### The task
Copy out the listing that follows, exactly, without its pictures.

### Data

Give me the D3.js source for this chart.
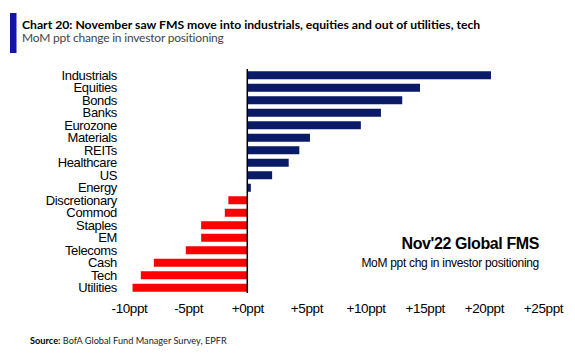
<!DOCTYPE html>
<html>
<head>
<meta charset="utf-8">
<script src="https://cdn.jsdelivr.net/npm/d3@7"></script>
<style>
  html, body { margin: 0; padding: 0; background: #fff; }
  svg { display: block; }
</style>
</head>
<body>
<svg id="chart" width="575" height="353"></svg>
<script>
const categories = ["Industrials","Equities","Bonds","Banks","Eurozone","Materials","REITs","Healthcare","US","Energy","Discretionary","Commod","Staples","EM","Telecoms","Cash","Tech","Utilities"];
const values = [20.6,14.6,13.1,11.3,9.6,5.3,4.4,3.5,2.1,0.3,-1.6,-1.9,-3.9,-3.9,-5.2,-7.9,-9.0,-9.7];
const tickValues = [-10,-5,0,5,10,15,20,25];
const tickLabels = ["-10ppt","-5ppt","+0ppt","+5ppt","+10ppt","+15ppt","+20ppt","+25ppt"];
const titleText = "Chart 20: November saw FMS move into industrials, equities and out of utilities, tech";
const subtitleText = "MoM ppt change in investor positioning";
const annoTitle = "Nov'22 Global FMS";
const annoSub = "MoM ppt chg in investor positioning";
const sourceLabel = "Source:";
const sourceText = " BofA Global Fund Manager Survey, EPFR";

const svg = d3.select("#chart");
const x = d3.scaleLinear().domain([-10, 25]).range([129, 543]);
const y = d3.scaleBand().domain(categories).range([69, 294]).paddingInner(0.36).paddingOuter(0.18);

// header
svg.append("rect").attr("x", 10).attr("y", 13).attr("width", 6.5).attr("height", 40).attr("fill", "#1414a8");
svg.append("text").attr("x", 22).attr("y", 28.5)
  .attr("font-family", "Lato, 'Open Sans', sans-serif").attr("font-weight", 700)
  .attr("font-size", 12.2).attr("fill", "#000").text(titleText);
svg.append("text").attr("x", 22).attr("y", 42)
  .attr("font-family", "Lato, 'Open Sans', sans-serif")
  .attr("font-size", 12).attr("letter-spacing", "-0.2px").attr("fill", "#444").text(subtitleText);

// bars
svg.append("g").selectAll("rect").data(categories).join("rect")
  .attr("x", (d, i) => x(Math.min(0, values[i])))
  .attr("y", d => y(d))
  .attr("width", (d, i) => Math.abs(x(values[i]) - x(0)))
  .attr("height", y.bandwidth())
  .attr("fill", (d, i) => values[i] >= 0 ? "#0a1a66" : "#ff0000");

// zero line
svg.append("line").attr("x1", x(0)).attr("x2", x(0)).attr("y1", 69).attr("y2", 293)
  .attr("stroke", "#000").attr("stroke-width", 1.5);

// category labels
const yAxis = d3.axisLeft(y).tickSize(0).tickPadding(0);
const gy = svg.append("g").attr("transform", "translate(117,0)").call(yAxis);
gy.select(".domain").remove();
gy.selectAll("text").attr("font-family", "'Liberation Sans', Arial, sans-serif")
  .attr("font-size", 13).attr("letter-spacing", "-0.35px").attr("fill", "#000").attr("dy", "0.36em");

// x axis labels
const xAxis = d3.axisBottom(x).tickValues(tickValues).tickSize(0).tickPadding(0)
  .tickFormat((d, i) => tickLabels[i]);
const gx = svg.append("g").attr("transform", "translate(0,303)").call(xAxis);
gx.select(".domain").remove();
gx.selectAll("text").attr("font-family", "'Liberation Sans', Arial, sans-serif")
  .attr("font-size", 13.5).attr("letter-spacing", "-0.4px").attr("fill", "#000").attr("dy", "0.71em");

// annotation
svg.append("text").attr("x", 539).attr("y", 249).attr("text-anchor", "end")
  .attr("font-family", "'Liberation Sans', Arial, sans-serif").attr("font-weight", 700)
  .attr("font-size", 16).attr("letter-spacing", "-0.4px").attr("fill", "#000").text(annoTitle);
svg.append("text").attr("x", 539).attr("y", 267).attr("text-anchor", "end")
  .attr("font-family", "'Liberation Sans', Arial, sans-serif")
  .attr("font-size", 12).attr("letter-spacing", "-0.3px").attr("fill", "#000").text(annoSub);

// source
const src = svg.append("text").attr("x", 30).attr("y", 344)
  .attr("font-family", "Lato, 'Open Sans', sans-serif").attr("font-size", 9.2).attr("fill", "#222");
src.append("tspan").attr("font-weight", 700).attr("fill", "#000").text(sourceLabel);
src.append("tspan").text(sourceText);
</script>
</body>
</html>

### Task response
Give me the D3.js source for this chart.
<!DOCTYPE html>
<html>
<head>
<meta charset="utf-8">
<script src="https://cdn.jsdelivr.net/npm/d3@7"></script>
<style>
  html, body { margin: 0; padding: 0; background: #fff; }
  svg { display: block; }
</style>
</head>
<body>
<svg id="chart" width="575" height="353"></svg>
<script>
const categories = ["Industrials","Equities","Bonds","Banks","Eurozone","Materials","REITs","Healthcare","US","Energy","Discretionary","Commod","Staples","EM","Telecoms","Cash","Tech","Utilities"];
const values = [20.6,14.6,13.1,11.3,9.6,5.3,4.4,3.5,2.1,0.3,-1.6,-1.9,-3.9,-3.9,-5.2,-7.9,-9.0,-9.7];
const tickValues = [-10,-5,0,5,10,15,20,25];
const tickLabels = ["-10ppt","-5ppt","+0ppt","+5ppt","+10ppt","+15ppt","+20ppt","+25ppt"];
const titleText = "Chart 20: November saw FMS move into industrials, equities and out of utilities, tech";
const subtitleText = "MoM ppt change in investor positioning";
const annoTitle = "Nov'22 Global FMS";
const annoSub = "MoM ppt chg in investor positioning";
const sourceLabel = "Source:";
const sourceText = " BofA Global Fund Manager Survey, EPFR";

const svg = d3.select("#chart");
const x = d3.scaleLinear().domain([-10, 25]).range([129, 543]);
const y = d3.scaleBand().domain(categories).range([69, 294]).paddingInner(0.36).paddingOuter(0.18);

// header
svg.append("rect").attr("x", 10).attr("y", 13).attr("width", 6.5).attr("height", 40).attr("fill", "#1414a8");
svg.append("text").attr("x", 22).attr("y", 28.5)
  .attr("font-family", "Lato, 'Open Sans', sans-serif").attr("font-weight", 700)
  .attr("font-size", 12.2).attr("fill", "#000").text(titleText);
svg.append("text").attr("x", 22).attr("y", 42)
  .attr("font-family", "Lato, 'Open Sans', sans-serif")
  .attr("font-size", 12).attr("letter-spacing", "-0.2px").attr("fill", "#444").text(subtitleText);

// bars
svg.append("g").selectAll("rect").data(categories).join("rect")
  .attr("x", (d, i) => x(Math.min(0, values[i])))
  .attr("y", d => y(d))
  .attr("width", (d, i) => Math.abs(x(values[i]) - x(0)))
  .attr("height", y.bandwidth())
  .attr("fill", (d, i) => values[i] >= 0 ? "#0a1a66" : "#ff0000");

// zero line
svg.append("line").attr("x1", x(0)).attr("x2", x(0)).attr("y1", 69).attr("y2", 293)
  .attr("stroke", "#000").attr("stroke-width", 1.5);

// category labels
const yAxis = d3.axisLeft(y).tickSize(0).tickPadding(0);
const gy = svg.append("g").attr("transform", "translate(117,0)").call(yAxis);
gy.select(".domain").remove();
gy.selectAll("text").attr("font-family", "'Liberation Sans', Arial, sans-serif")
  .attr("font-size", 13).attr("letter-spacing", "-0.35px").attr("fill", "#000").attr("dy", "0.36em");

// x axis labels
const xAxis = d3.axisBottom(x).tickValues(tickValues).tickSize(0).tickPadding(0)
  .tickFormat((d, i) => tickLabels[i]);
const gx = svg.append("g").attr("transform", "translate(0,303)").call(xAxis);
gx.select(".domain").remove();
gx.selectAll("text").attr("font-family", "'Liberation Sans', Arial, sans-serif")
  .attr("font-size", 13.5).attr("letter-spacing", "-0.4px").attr("fill", "#000").attr("dy", "0.71em");

// annotation
svg.append("text").attr("x", 539).attr("y", 249).attr("text-anchor", "end")
  .attr("font-family", "'Liberation Sans', Arial, sans-serif").attr("font-weight", 700)
  .attr("font-size", 16).attr("letter-spacing", "-0.4px").attr("fill", "#000").text(annoTitle);
svg.append("text").attr("x", 539).attr("y", 267).attr("text-anchor", "end")
  .attr("font-family", "'Liberation Sans', Arial, sans-serif")
  .attr("font-size", 12).attr("letter-spacing", "-0.3px").attr("fill", "#000").text(annoSub);

// source
const src = svg.append("text").attr("x", 30).attr("y", 344)
  .attr("font-family", "Lato, 'Open Sans', sans-serif").attr("font-size", 9.2).attr("fill", "#222");
src.append("tspan").attr("font-weight", 700).attr("fill", "#000").text(sourceLabel);
src.append("tspan").text(sourceText);
</script>
</body>
</html>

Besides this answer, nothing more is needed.